DATA:

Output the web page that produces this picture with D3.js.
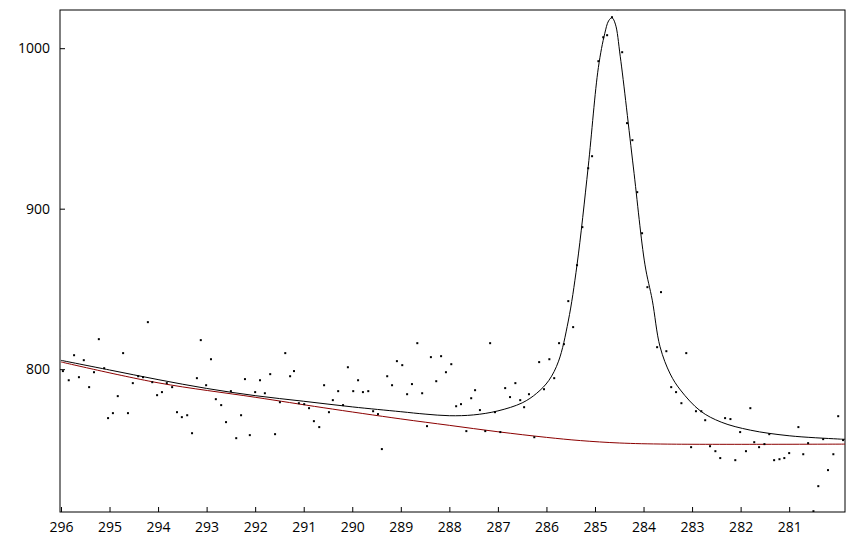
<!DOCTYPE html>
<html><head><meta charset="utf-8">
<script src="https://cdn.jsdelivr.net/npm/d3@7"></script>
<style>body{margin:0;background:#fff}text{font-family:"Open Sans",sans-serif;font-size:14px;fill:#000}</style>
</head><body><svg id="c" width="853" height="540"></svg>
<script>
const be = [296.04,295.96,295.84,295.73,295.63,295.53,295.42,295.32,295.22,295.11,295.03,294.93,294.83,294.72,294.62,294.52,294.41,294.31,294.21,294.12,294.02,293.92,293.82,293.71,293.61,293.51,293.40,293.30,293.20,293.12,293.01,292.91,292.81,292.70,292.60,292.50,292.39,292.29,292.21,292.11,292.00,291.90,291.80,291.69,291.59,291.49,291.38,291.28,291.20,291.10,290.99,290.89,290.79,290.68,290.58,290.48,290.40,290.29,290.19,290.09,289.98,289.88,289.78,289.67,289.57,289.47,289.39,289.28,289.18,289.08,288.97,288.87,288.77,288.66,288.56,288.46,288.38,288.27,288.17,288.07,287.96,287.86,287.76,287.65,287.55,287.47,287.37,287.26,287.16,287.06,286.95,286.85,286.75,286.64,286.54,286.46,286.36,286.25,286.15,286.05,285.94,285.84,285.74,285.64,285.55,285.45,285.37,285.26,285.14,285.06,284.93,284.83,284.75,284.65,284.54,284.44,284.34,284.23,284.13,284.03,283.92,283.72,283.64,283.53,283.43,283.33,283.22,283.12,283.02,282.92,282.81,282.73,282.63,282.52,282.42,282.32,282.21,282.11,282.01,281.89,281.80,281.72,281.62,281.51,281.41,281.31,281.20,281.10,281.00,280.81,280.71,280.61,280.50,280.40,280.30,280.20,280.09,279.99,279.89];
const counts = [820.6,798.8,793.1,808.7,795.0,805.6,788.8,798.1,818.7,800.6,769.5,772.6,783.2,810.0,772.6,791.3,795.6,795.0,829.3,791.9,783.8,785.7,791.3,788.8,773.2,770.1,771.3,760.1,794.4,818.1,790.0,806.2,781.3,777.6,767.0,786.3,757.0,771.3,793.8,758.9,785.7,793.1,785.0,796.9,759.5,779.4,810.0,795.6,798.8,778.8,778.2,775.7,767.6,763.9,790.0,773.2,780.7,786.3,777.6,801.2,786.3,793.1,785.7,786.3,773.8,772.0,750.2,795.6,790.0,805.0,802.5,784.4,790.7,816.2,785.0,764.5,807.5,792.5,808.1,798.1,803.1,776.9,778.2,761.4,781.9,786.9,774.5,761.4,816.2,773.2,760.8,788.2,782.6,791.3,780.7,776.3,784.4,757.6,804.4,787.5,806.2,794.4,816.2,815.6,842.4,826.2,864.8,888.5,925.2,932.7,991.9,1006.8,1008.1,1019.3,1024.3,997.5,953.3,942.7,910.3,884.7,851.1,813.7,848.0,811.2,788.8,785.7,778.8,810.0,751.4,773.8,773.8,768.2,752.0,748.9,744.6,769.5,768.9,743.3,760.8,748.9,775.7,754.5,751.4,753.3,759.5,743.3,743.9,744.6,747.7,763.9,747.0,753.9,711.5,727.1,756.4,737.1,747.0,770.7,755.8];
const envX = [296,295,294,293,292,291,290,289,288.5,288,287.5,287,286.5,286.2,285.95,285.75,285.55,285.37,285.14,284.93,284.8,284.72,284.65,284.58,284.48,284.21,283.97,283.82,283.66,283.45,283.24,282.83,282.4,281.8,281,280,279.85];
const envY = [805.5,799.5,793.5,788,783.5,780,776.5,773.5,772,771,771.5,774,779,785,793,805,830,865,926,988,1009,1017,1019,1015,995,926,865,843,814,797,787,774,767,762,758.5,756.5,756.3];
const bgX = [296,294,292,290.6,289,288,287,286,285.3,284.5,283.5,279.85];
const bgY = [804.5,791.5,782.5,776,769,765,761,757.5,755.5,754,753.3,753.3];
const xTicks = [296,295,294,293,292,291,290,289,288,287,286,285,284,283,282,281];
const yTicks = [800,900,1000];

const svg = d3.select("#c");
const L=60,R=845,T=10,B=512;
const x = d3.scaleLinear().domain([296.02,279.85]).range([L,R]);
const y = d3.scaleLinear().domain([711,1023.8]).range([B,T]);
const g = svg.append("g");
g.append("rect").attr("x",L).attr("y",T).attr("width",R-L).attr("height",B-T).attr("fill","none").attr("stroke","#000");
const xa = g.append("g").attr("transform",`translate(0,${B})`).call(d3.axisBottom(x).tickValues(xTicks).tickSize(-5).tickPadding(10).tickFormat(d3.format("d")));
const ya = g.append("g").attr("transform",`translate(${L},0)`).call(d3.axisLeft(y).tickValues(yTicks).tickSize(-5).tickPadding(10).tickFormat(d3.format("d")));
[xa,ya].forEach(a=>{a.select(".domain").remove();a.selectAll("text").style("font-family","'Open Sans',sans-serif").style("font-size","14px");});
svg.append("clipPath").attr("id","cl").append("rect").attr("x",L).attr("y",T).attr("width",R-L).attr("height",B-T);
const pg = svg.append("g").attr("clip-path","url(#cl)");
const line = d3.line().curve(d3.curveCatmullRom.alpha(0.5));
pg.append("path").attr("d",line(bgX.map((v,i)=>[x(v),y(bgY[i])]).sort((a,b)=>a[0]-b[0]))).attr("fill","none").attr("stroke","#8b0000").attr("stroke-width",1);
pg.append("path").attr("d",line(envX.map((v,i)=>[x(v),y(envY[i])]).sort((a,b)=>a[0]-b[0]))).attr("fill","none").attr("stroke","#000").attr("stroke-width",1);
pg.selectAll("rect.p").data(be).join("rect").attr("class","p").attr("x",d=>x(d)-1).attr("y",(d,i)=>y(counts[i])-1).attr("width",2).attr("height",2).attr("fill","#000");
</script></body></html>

WHAT THE EXERCISE ASKS: Set every line down exactly as written, leaving each picture out.

SOLUTION:
Output the web page that produces this picture with D3.js.
<!DOCTYPE html>
<html><head><meta charset="utf-8">
<script src="https://cdn.jsdelivr.net/npm/d3@7"></script>
<style>body{margin:0;background:#fff}text{font-family:"Open Sans",sans-serif;font-size:14px;fill:#000}</style>
</head><body><svg id="c" width="853" height="540"></svg>
<script>
const be = [296.04,295.96,295.84,295.73,295.63,295.53,295.42,295.32,295.22,295.11,295.03,294.93,294.83,294.72,294.62,294.52,294.41,294.31,294.21,294.12,294.02,293.92,293.82,293.71,293.61,293.51,293.40,293.30,293.20,293.12,293.01,292.91,292.81,292.70,292.60,292.50,292.39,292.29,292.21,292.11,292.00,291.90,291.80,291.69,291.59,291.49,291.38,291.28,291.20,291.10,290.99,290.89,290.79,290.68,290.58,290.48,290.40,290.29,290.19,290.09,289.98,289.88,289.78,289.67,289.57,289.47,289.39,289.28,289.18,289.08,288.97,288.87,288.77,288.66,288.56,288.46,288.38,288.27,288.17,288.07,287.96,287.86,287.76,287.65,287.55,287.47,287.37,287.26,287.16,287.06,286.95,286.85,286.75,286.64,286.54,286.46,286.36,286.25,286.15,286.05,285.94,285.84,285.74,285.64,285.55,285.45,285.37,285.26,285.14,285.06,284.93,284.83,284.75,284.65,284.54,284.44,284.34,284.23,284.13,284.03,283.92,283.72,283.64,283.53,283.43,283.33,283.22,283.12,283.02,282.92,282.81,282.73,282.63,282.52,282.42,282.32,282.21,282.11,282.01,281.89,281.80,281.72,281.62,281.51,281.41,281.31,281.20,281.10,281.00,280.81,280.71,280.61,280.50,280.40,280.30,280.20,280.09,279.99,279.89];
const counts = [820.6,798.8,793.1,808.7,795.0,805.6,788.8,798.1,818.7,800.6,769.5,772.6,783.2,810.0,772.6,791.3,795.6,795.0,829.3,791.9,783.8,785.7,791.3,788.8,773.2,770.1,771.3,760.1,794.4,818.1,790.0,806.2,781.3,777.6,767.0,786.3,757.0,771.3,793.8,758.9,785.7,793.1,785.0,796.9,759.5,779.4,810.0,795.6,798.8,778.8,778.2,775.7,767.6,763.9,790.0,773.2,780.7,786.3,777.6,801.2,786.3,793.1,785.7,786.3,773.8,772.0,750.2,795.6,790.0,805.0,802.5,784.4,790.7,816.2,785.0,764.5,807.5,792.5,808.1,798.1,803.1,776.9,778.2,761.4,781.9,786.9,774.5,761.4,816.2,773.2,760.8,788.2,782.6,791.3,780.7,776.3,784.4,757.6,804.4,787.5,806.2,794.4,816.2,815.6,842.4,826.2,864.8,888.5,925.2,932.7,991.9,1006.8,1008.1,1019.3,1024.3,997.5,953.3,942.7,910.3,884.7,851.1,813.7,848.0,811.2,788.8,785.7,778.8,810.0,751.4,773.8,773.8,768.2,752.0,748.9,744.6,769.5,768.9,743.3,760.8,748.9,775.7,754.5,751.4,753.3,759.5,743.3,743.9,744.6,747.7,763.9,747.0,753.9,711.5,727.1,756.4,737.1,747.0,770.7,755.8];
const envX = [296,295,294,293,292,291,290,289,288.5,288,287.5,287,286.5,286.2,285.95,285.75,285.55,285.37,285.14,284.93,284.8,284.72,284.65,284.58,284.48,284.21,283.97,283.82,283.66,283.45,283.24,282.83,282.4,281.8,281,280,279.85];
const envY = [805.5,799.5,793.5,788,783.5,780,776.5,773.5,772,771,771.5,774,779,785,793,805,830,865,926,988,1009,1017,1019,1015,995,926,865,843,814,797,787,774,767,762,758.5,756.5,756.3];
const bgX = [296,294,292,290.6,289,288,287,286,285.3,284.5,283.5,279.85];
const bgY = [804.5,791.5,782.5,776,769,765,761,757.5,755.5,754,753.3,753.3];
const xTicks = [296,295,294,293,292,291,290,289,288,287,286,285,284,283,282,281];
const yTicks = [800,900,1000];

const svg = d3.select("#c");
const L=60,R=845,T=10,B=512;
const x = d3.scaleLinear().domain([296.02,279.85]).range([L,R]);
const y = d3.scaleLinear().domain([711,1023.8]).range([B,T]);
const g = svg.append("g");
g.append("rect").attr("x",L).attr("y",T).attr("width",R-L).attr("height",B-T).attr("fill","none").attr("stroke","#000");
const xa = g.append("g").attr("transform",`translate(0,${B})`).call(d3.axisBottom(x).tickValues(xTicks).tickSize(-5).tickPadding(10).tickFormat(d3.format("d")));
const ya = g.append("g").attr("transform",`translate(${L},0)`).call(d3.axisLeft(y).tickValues(yTicks).tickSize(-5).tickPadding(10).tickFormat(d3.format("d")));
[xa,ya].forEach(a=>{a.select(".domain").remove();a.selectAll("text").style("font-family","'Open Sans',sans-serif").style("font-size","14px");});
svg.append("clipPath").attr("id","cl").append("rect").attr("x",L).attr("y",T).attr("width",R-L).attr("height",B-T);
const pg = svg.append("g").attr("clip-path","url(#cl)");
const line = d3.line().curve(d3.curveCatmullRom.alpha(0.5));
pg.append("path").attr("d",line(bgX.map((v,i)=>[x(v),y(bgY[i])]).sort((a,b)=>a[0]-b[0]))).attr("fill","none").attr("stroke","#8b0000").attr("stroke-width",1);
pg.append("path").attr("d",line(envX.map((v,i)=>[x(v),y(envY[i])]).sort((a,b)=>a[0]-b[0]))).attr("fill","none").attr("stroke","#000").attr("stroke-width",1);
pg.selectAll("rect.p").data(be).join("rect").attr("class","p").attr("x",d=>x(d)-1).attr("y",(d,i)=>y(counts[i])-1).attr("width",2).attr("height",2).attr("fill","#000");
</script></body></html>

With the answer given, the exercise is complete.